Even the most organized and planned projects can have ad-hoc purchases that happen at the jobsite. In an ideal world, all vendor expenses would be controlled by issued purchase orders driven by a project budget. Vendor expenses should be recorded as an incurred cost against the original purchase order so that you know all of your budgeted costs upfront and you have full clarity around your accruals.
In reality, a project can have a substantial number of non-purchase order vendor expenses that need to be recorded and accounted for on a project. The right vendor management tools can provide you with full visibility into vendor accruals so that you have accurate project cost tracking.
Keeping track of vendor accruals: a typical case scenario
Vendors rarely invoice you at the time they completed the work or delivered the materials. Let’s take an example of a site foreman who needs to order some gravel for the jobsite. This was not a planned purchase, but the site foreman needs it quickly, so he calls up a trucking company and asks them to deliver 10 cubic yards of gravel.
That afternoon, the gravel shows up and the truck driver promises to invoice the company directly. When the site foreman is entering all the hours and expenses for the day, he estimates that the gravel delivery cost $750. Three weeks later, Accounts Payable receives an invoice from the trucking company for $920.
Accounts Payable has to hunt down where, when and who is responsible for this charge to match the $920 invoice against.
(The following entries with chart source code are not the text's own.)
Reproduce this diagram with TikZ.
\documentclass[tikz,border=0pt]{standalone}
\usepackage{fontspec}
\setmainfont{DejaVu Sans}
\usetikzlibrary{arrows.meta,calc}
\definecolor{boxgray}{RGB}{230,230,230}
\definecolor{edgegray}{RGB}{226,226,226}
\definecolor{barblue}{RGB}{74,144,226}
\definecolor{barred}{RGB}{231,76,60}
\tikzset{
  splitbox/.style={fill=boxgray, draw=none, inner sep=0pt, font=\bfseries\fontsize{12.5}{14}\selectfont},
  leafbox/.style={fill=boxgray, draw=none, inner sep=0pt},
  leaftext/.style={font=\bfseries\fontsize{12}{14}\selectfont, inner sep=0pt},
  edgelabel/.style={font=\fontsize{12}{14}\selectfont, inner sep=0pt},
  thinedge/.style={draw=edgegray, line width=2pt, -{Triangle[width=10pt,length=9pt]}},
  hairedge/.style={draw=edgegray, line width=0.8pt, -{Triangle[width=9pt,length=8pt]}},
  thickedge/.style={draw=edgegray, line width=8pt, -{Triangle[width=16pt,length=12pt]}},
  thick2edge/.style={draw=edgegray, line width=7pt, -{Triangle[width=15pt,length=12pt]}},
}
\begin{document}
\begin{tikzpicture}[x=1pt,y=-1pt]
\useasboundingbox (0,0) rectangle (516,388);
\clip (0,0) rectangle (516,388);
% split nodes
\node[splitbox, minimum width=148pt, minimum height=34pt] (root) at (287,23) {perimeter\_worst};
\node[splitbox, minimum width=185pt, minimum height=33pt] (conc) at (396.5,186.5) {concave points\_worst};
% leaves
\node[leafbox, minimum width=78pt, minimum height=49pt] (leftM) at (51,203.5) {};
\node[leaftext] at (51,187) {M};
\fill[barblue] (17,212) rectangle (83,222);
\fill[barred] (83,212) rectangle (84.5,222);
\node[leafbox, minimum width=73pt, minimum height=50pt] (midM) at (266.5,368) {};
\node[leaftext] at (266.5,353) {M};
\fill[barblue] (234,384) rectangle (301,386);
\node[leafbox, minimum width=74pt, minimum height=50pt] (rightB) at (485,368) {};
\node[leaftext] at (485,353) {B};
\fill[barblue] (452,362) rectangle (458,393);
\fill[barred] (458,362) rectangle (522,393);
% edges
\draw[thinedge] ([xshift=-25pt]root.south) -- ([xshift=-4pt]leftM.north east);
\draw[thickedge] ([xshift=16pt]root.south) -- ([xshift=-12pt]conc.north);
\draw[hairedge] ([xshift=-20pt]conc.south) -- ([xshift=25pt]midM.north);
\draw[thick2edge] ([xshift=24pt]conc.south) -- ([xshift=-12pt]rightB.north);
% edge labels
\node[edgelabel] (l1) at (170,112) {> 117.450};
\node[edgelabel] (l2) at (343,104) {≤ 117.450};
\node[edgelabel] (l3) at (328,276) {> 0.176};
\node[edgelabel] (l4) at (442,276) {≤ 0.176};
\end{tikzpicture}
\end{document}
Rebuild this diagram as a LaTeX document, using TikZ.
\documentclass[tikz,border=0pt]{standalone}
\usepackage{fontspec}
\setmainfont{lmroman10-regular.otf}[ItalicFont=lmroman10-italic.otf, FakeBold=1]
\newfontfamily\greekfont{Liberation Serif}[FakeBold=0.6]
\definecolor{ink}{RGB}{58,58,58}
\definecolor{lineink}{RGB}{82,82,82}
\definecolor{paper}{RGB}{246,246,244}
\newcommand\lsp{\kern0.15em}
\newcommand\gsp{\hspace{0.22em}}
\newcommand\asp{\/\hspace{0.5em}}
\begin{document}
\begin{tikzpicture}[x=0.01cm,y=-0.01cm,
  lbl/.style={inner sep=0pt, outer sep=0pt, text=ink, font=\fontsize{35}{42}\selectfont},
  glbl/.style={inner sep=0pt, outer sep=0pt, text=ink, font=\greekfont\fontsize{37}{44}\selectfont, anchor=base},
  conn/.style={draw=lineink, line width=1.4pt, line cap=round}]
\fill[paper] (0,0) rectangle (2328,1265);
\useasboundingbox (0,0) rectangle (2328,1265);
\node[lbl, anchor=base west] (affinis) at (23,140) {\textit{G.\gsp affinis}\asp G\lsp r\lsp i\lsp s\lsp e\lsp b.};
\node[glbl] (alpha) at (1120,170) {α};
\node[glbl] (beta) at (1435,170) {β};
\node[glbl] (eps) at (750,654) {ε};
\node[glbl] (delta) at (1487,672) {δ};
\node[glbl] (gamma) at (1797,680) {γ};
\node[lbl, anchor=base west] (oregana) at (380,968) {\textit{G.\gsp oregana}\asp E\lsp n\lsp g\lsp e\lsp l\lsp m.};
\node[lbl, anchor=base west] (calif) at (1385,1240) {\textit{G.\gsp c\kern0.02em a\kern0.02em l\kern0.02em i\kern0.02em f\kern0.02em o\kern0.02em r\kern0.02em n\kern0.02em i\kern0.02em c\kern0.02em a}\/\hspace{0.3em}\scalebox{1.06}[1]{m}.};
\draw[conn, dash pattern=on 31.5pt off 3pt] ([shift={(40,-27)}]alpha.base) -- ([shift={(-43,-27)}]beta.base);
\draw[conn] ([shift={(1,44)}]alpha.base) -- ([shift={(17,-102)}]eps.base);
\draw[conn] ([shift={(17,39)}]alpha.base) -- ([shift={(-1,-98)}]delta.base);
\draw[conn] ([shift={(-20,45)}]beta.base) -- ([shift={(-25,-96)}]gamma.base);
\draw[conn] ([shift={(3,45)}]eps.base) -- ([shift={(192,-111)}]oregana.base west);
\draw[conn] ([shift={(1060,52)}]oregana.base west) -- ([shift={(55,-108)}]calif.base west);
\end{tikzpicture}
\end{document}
Without recording the expense upon receipt of the work, it is difficult and time consuming to attest the invoice and there could be hundreds of invoices like this in a month. Companies will often hire multiple staff in the Accounts Payable department just to deal with this situation.
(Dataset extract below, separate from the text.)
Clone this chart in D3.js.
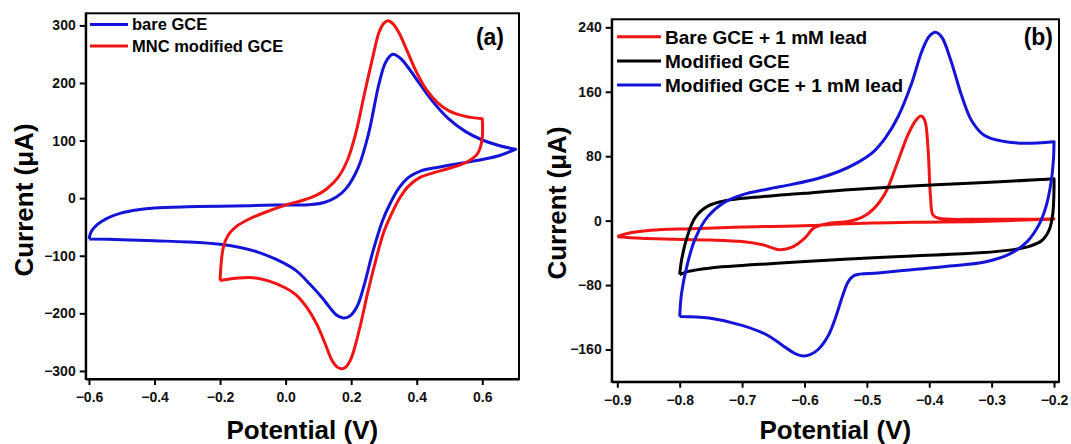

The bigger problem is that, without a purchase order, dealing with vendor invoices is a reactionary approach and provides zero insight into total project costs.
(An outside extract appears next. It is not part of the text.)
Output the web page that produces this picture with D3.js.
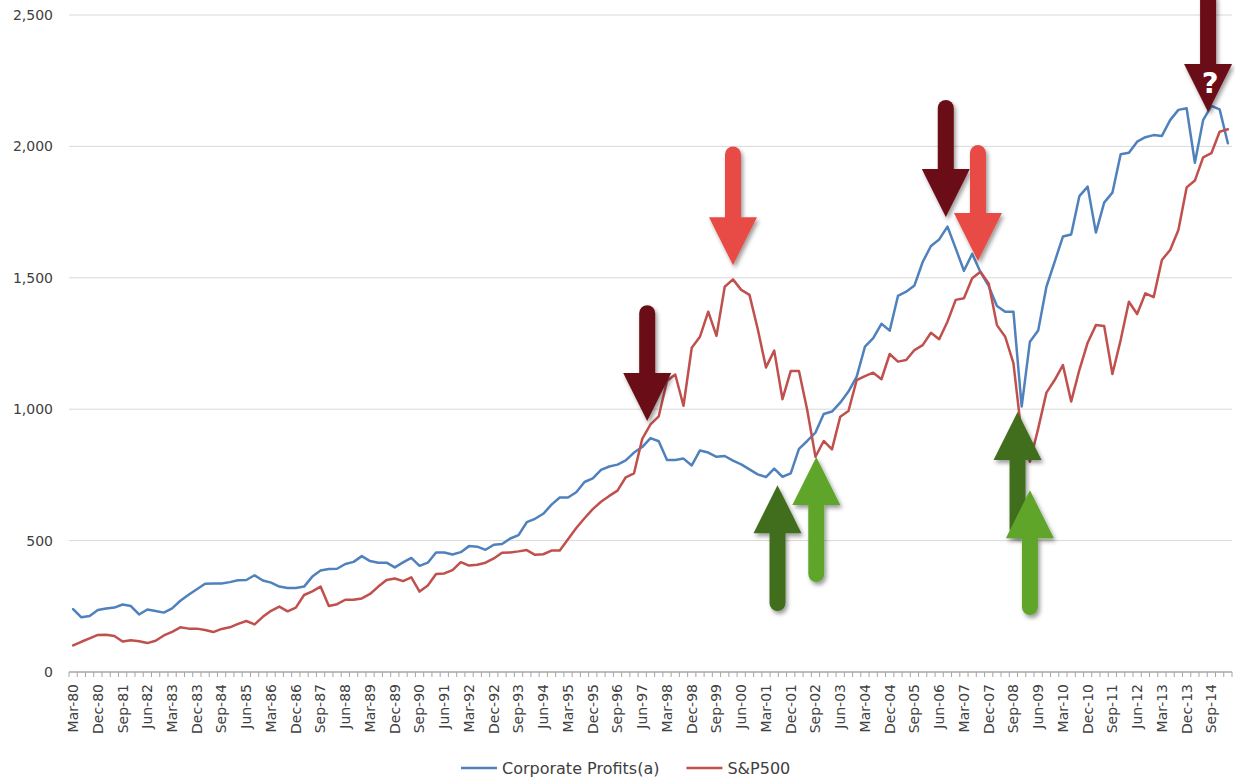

Managing vendor accruals without a purchase order
4castplus separates out the stages of a vendor contract and tracks the work received separately from the invoice. These stages are referred to as:
- Committed: Once the initial contract (or purchase order) is issued to the vendor, the total amount of that contract is registered as ‘committed’. The amount is a sum of all quantities and unit rates for each item on the purchase order.
- Incurred: These are the quantities received which are compared against that committed work or supply. This could be a progress draw, partial receive, or fully completed work or delivery. This is a key state, because it records the cost of the transaction on the project, even though the invoice hasn’t been received.
- Invoiced: Once the vendor sends the invoice, this can be attested or approved against quantities incurred. Any adjustments can be entered here if the invoice values differ from the incurred values.
- Accrual: This is the area between incurred and invoiced expenses, and represents the liability of your contract – and of your project.
Vendor expenses that don’t originate on a purchase order can still be recorded in 4castplus. In this case, the expense is recorded as incurred rather than validating it against a purchase order commitment. When there is a purchase order involved, there is a 3-way match between the committed, incurred and invoiced expenses.
The right vendor management solution
Circling back to our earlier example, if the site foreman had the right vendor management solution in place, like 4castplus, he could record the expense, upon receipt of gravel from the trucking company, into the software and it would show up automatically as an accrual.
When Accounts Payable receives the invoice from the trucking company three weeks later, they can go into 4castplus and validate that amount and perform an ‘Invoice Attest’ between the gravel delivery cost of $750 with the $920 invoice. This is known as a 2-way match between incurred and invoiced expenses and it provides Accounts Payable with visibility of the true cost on the project, even when there is a delay in receiving vendor invoices.